Arms crossed over his chest, Caedmon, again, circled the pile. Smiling, he said, “Yes, a pyramid. Brilliant.”
“And that’s brilliant because . . . ?”
“Because a pyramid symbolizes the ascent of the sun into the heavenly sphere.” Raising his arm, he pointed to the top of the four-story granite slope. The parent who gave birth to all of the strewn rocks. He next gestured to the pile of stones in front of them. “This cairn would have served as a signpost to the initiated, instructing them to look skyward. Specifically to the top of the granite tower in whose shadow we now stand.”
Edie looked upward, not liking what she saw. “But we don’t have any climbing gear,” she argued, pointing out the obvious.
Undeterred, Caedmon strode toward the tower. “And neither did the fourteenth-century Templars,” he said over his shoulder, “leading me to conclude that there’s a way to ascend this granite tower without breaking our bloody arses.”
Rooted in place, she watched as he disappeared behind the massive granite outcropping. She’d seen enough documentaries on the Discovery channel to know that it probably came into being a gazillion years ago when colliding land masses caused a giant geologic burp.
“Just as I thought, there’s a back staircase,” Caedmon announced upon his return. “If we take care, we should be able to make the ascent.”
“Great,” she deadpanned, not completely sold. And not completely certain that if one of them slipped, they’d survive the fall.

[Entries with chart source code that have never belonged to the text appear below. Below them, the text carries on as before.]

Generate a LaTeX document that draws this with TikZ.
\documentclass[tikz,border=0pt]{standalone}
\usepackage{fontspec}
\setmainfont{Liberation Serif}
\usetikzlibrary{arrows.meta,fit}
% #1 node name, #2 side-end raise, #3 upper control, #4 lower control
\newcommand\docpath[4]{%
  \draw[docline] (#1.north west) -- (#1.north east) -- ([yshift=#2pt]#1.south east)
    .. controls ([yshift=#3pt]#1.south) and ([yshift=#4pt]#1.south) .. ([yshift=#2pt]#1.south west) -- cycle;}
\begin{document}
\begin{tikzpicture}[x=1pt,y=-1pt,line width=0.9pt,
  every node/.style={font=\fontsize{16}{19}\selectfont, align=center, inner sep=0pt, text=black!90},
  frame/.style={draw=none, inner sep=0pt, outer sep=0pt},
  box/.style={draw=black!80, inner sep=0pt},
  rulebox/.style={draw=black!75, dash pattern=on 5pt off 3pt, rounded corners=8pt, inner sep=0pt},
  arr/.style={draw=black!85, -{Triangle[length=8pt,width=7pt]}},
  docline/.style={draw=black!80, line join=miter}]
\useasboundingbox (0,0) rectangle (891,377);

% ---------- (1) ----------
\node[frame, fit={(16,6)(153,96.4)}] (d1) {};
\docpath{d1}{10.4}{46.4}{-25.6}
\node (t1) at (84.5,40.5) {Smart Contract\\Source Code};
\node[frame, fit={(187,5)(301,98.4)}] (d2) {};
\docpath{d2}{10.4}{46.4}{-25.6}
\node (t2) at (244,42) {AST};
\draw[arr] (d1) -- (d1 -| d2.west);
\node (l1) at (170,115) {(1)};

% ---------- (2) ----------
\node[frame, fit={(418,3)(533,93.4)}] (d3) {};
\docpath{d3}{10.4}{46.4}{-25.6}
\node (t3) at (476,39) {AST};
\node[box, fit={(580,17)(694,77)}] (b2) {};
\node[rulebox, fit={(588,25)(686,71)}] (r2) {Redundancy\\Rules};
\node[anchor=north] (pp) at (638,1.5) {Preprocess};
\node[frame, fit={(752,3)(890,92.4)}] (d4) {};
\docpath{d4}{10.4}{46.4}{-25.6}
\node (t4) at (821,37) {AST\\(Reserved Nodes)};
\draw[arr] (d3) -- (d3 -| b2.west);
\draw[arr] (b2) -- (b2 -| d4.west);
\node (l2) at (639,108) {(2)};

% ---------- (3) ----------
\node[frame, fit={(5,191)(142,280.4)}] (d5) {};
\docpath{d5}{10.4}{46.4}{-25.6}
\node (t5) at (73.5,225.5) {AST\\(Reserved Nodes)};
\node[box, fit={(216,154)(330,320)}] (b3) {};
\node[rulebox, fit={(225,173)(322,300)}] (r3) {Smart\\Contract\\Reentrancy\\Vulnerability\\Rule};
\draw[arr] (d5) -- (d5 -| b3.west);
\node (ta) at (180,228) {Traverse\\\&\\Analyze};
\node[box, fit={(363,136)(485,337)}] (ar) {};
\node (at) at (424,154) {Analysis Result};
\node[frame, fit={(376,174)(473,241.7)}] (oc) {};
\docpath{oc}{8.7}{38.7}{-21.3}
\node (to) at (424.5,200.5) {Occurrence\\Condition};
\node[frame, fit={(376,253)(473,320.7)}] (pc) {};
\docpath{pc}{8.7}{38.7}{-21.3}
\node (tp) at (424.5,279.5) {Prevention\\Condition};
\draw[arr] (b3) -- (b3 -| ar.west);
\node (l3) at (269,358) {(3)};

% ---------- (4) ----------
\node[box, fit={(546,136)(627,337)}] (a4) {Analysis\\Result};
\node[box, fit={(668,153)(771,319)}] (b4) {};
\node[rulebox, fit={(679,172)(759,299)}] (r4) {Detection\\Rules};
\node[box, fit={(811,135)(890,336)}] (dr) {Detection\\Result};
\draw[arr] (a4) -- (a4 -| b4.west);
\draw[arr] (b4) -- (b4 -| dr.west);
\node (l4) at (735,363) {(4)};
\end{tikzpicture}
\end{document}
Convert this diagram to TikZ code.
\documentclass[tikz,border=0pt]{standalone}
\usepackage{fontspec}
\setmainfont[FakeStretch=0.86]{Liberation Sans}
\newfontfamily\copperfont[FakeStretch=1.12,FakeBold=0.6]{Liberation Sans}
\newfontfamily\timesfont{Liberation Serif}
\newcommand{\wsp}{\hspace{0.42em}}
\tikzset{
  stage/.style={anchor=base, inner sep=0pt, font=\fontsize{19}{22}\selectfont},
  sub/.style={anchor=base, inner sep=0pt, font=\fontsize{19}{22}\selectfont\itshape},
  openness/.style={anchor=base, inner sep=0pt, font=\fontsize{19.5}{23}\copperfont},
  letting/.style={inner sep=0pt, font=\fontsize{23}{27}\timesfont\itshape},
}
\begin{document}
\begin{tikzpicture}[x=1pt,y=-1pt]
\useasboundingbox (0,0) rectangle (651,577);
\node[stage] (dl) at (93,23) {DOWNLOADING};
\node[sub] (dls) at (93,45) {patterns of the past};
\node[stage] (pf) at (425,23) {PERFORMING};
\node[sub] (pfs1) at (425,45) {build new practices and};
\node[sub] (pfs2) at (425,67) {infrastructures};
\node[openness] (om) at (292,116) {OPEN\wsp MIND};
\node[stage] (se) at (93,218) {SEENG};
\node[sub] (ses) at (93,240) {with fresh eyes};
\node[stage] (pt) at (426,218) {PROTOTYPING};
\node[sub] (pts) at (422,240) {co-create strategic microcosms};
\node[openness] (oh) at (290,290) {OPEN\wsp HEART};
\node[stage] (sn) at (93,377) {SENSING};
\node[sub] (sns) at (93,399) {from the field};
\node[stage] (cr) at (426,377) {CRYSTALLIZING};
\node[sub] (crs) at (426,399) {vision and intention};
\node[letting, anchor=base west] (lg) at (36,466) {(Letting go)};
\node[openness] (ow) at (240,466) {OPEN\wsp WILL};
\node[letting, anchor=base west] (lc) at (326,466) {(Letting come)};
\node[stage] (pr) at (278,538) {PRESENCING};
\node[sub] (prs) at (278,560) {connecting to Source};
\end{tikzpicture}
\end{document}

“As you can plainly see, there are enough fissures, cracks, and protruding ledges to enable us to safely scale to the top,” Caedmon pointed out, the man a real sword in the stone when it came to the Templars.
“Don’t worry. I’ve got this climb covered,” she assured him with a big, fake chipper smile. “Last year I did the rock wall at a sporting goods store.”

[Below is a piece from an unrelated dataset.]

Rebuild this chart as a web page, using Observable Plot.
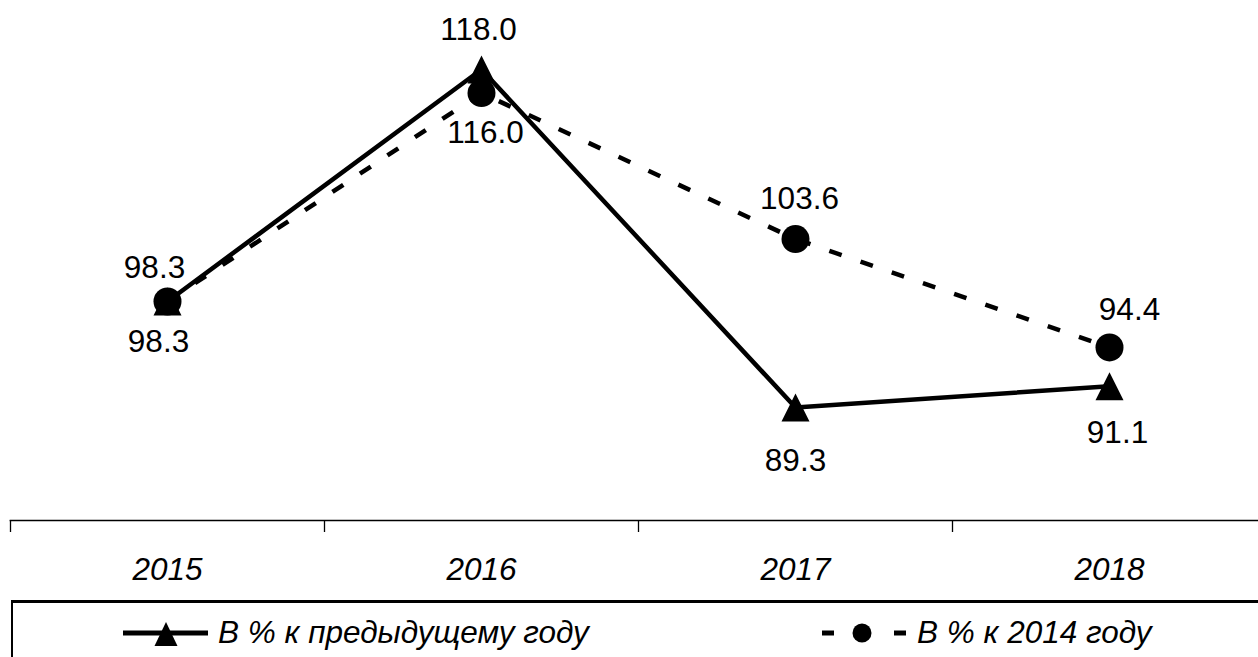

What she failed to mention was that she had an instructor guide her through every step, she wore a safety harness, and there was an inflatable mattress in case of a harness malfunction.
Bouldering in a vacuum.
“To lighten the load, I suggest we leave behind the knapsacks and digging equipment.”
Refusing to go anywhere without her digital camera, Edie removed it from the knapsack. She then slid the strap over her head, carrying the camera bandolier-style across her chest.
Despite the fact that they had only their hands and feet to use for purchase on the granite slope, the climb proved easier than she had imagined. Reaching the top, she was relieved to find herself standing on a relatively flat ledge some thirty feet in length and twenty feet in width. A gusty blast of air lifted the hair off her shoulders.